Economics Before Rules
Corporate reporting and the auditors often rely on a rule matrix to interpret and apply GAAP. Rules are used as the compass for determining reporting solutions. This narrows the analytical lens significantly and economic substance gets lost.
The approach seeks to assign transactions to strata within GAAP because there is some overlap of facts or characteristics. It can result in reported values on the balance sheet and P&L that are not reflective of the underlying cash flows and risk because they are slave to a rule they bear a limited resemblance to.
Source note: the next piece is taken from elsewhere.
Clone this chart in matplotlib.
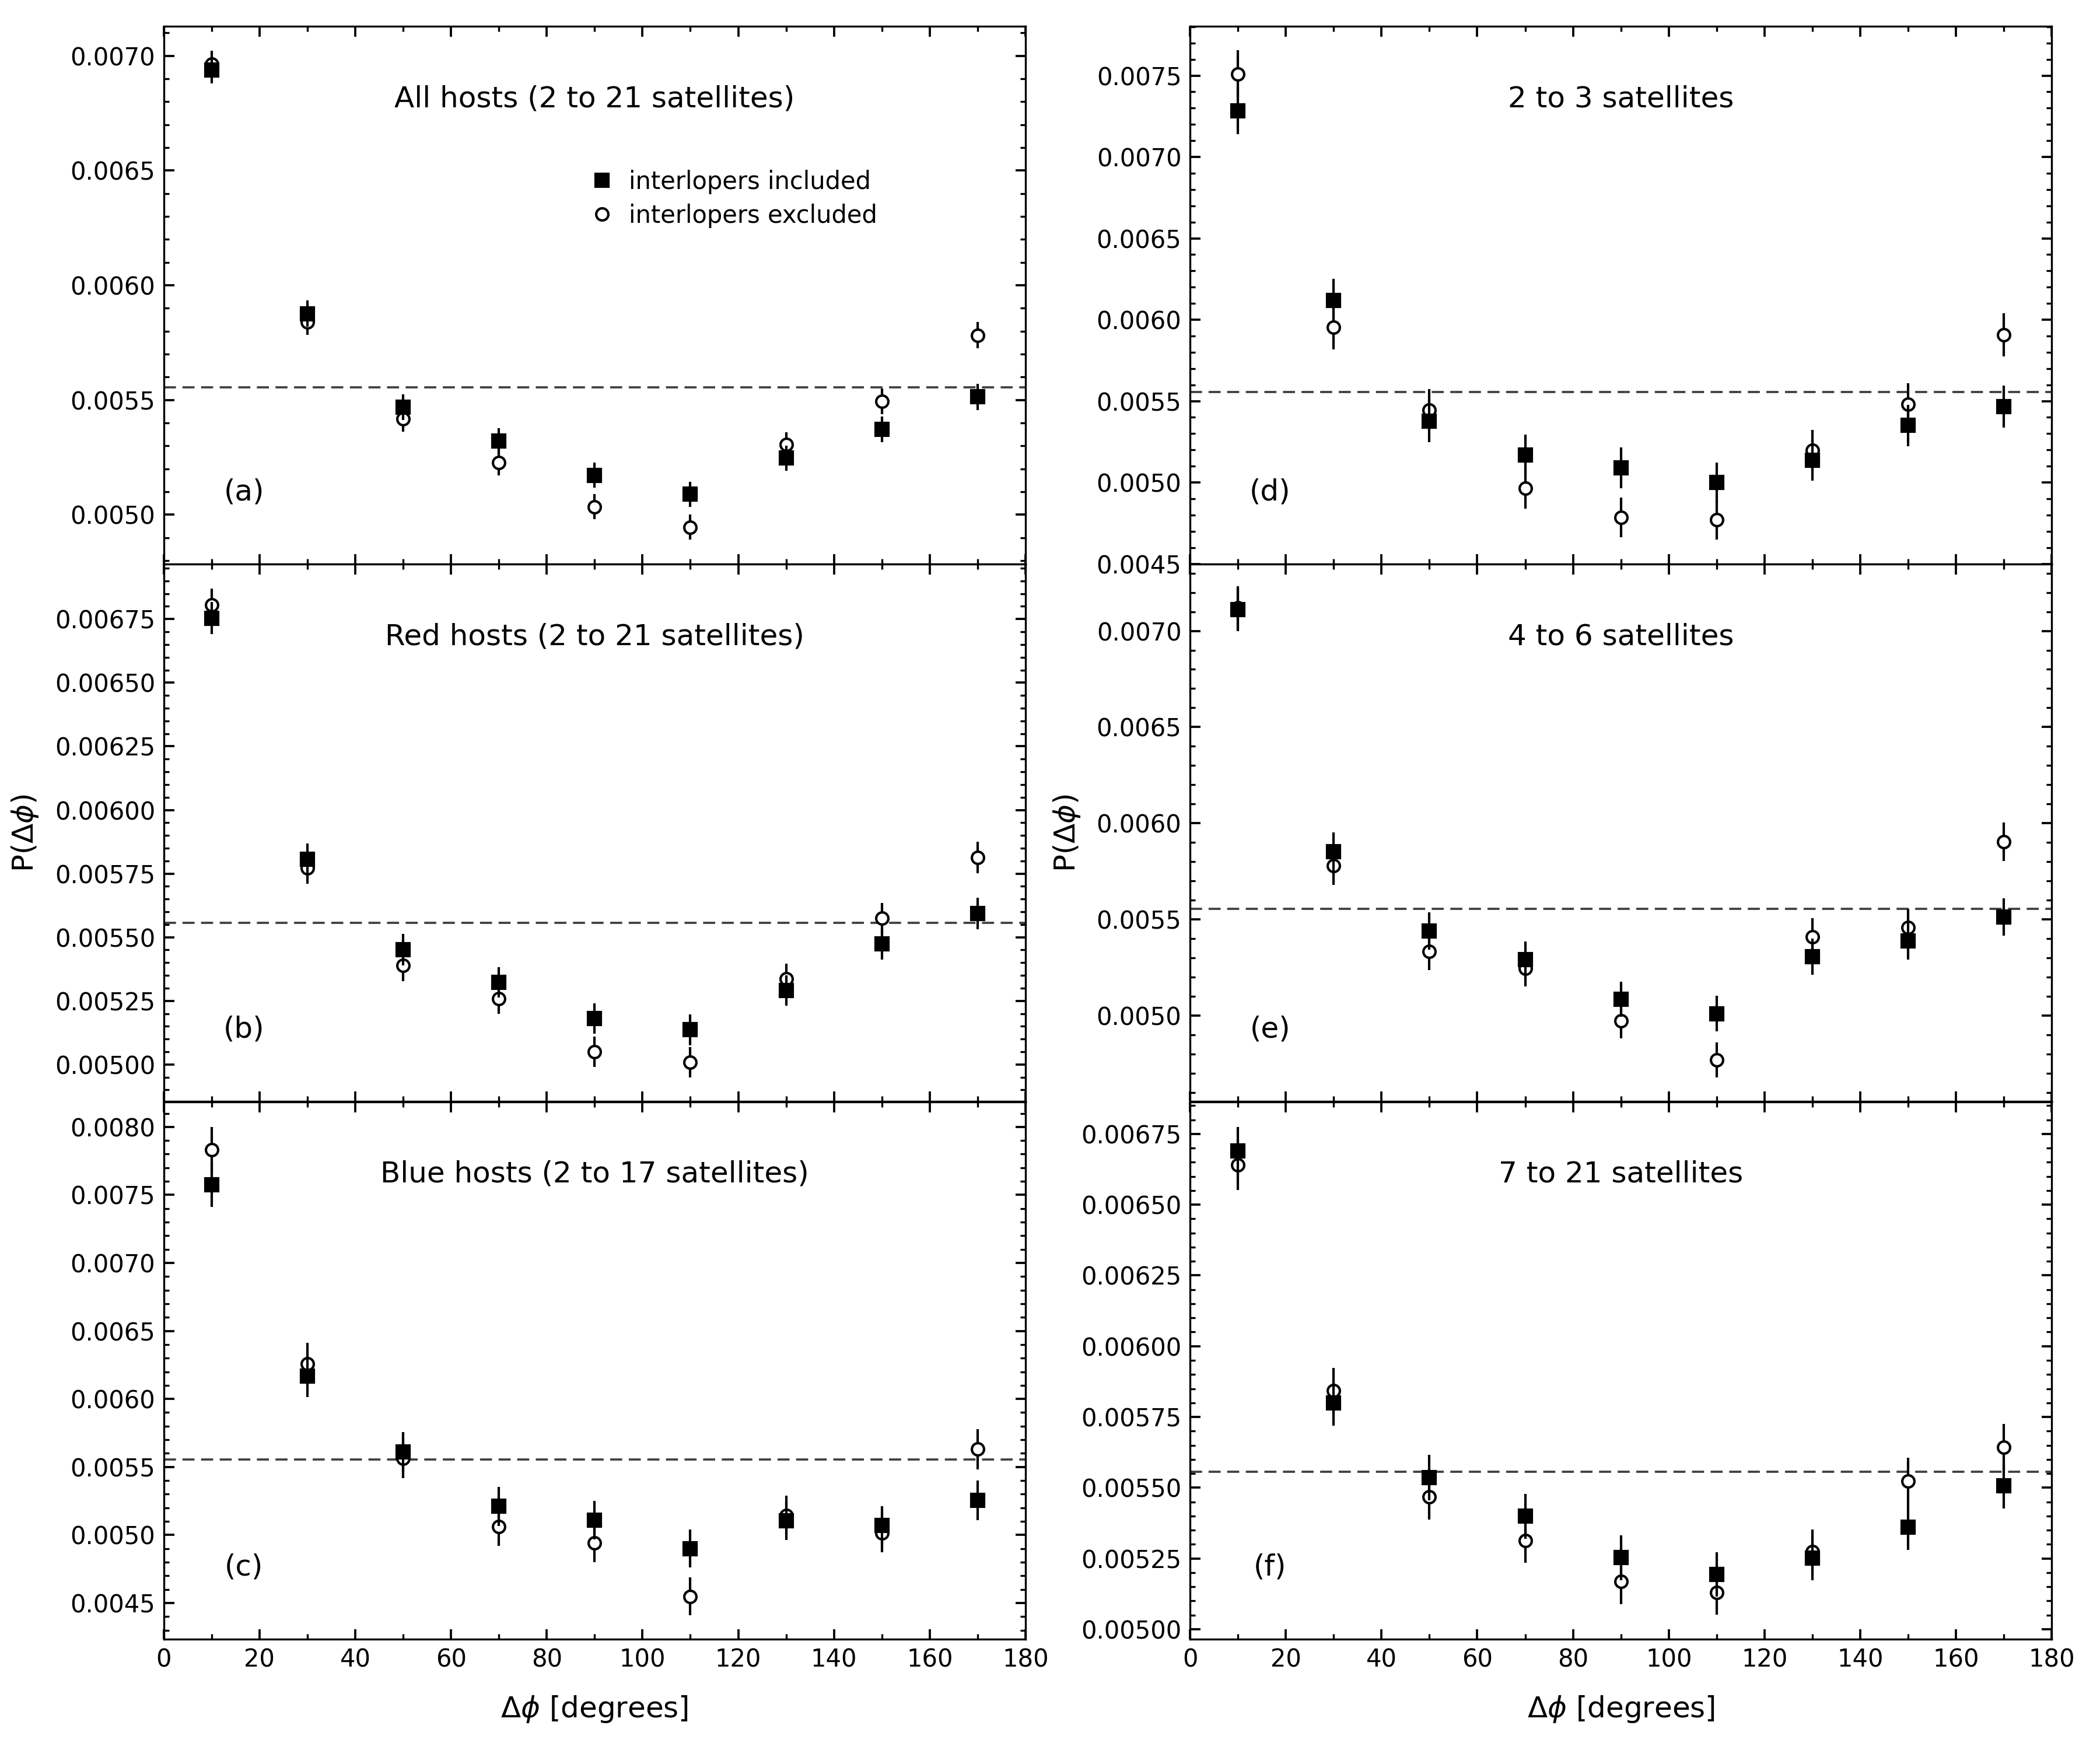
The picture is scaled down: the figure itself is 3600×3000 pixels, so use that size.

It’s difficult to frame the economics of unique business transactions with a process-oriented matrix of accounting rules. Economics are driven by behaviors and are evidenced by the movement of ownership, risk and obligation. These variables are not detected well by a rule matrix.
Economic variables are best understood by assembling them into their natural design. This gives clarity to a transaction’s economic substance and specific GAAP begins to demonstrate relevance and applicability against that framework.
Economic substance refers to how money and assets are moving within transactions. What substantive course do they take and do ownership, risk, obligation & benefit move with them? Or is it non-substantive and risk/benefit remains with one or more parties, regardless of cash and asset flows?
There should be a binding exchange of goods, services, or rights and at some juncture cash (excluding non-monetary transactions). A quality analysis and modeling at this level will establish how the transactions should be reported on the financial statements. There is no substitute for a solid understanding of what’s truly happening economically, from a third party view (i.e. a view with no interest in the outcome).
All this works to the advantage of the investor. Reported information will accurately represent the business underneath the financial statement values. This protects investors, as it assures them their financial decisions related to securities are based on an accurate economic valuation, not one made for the sake of compliance to rules with limited relevance.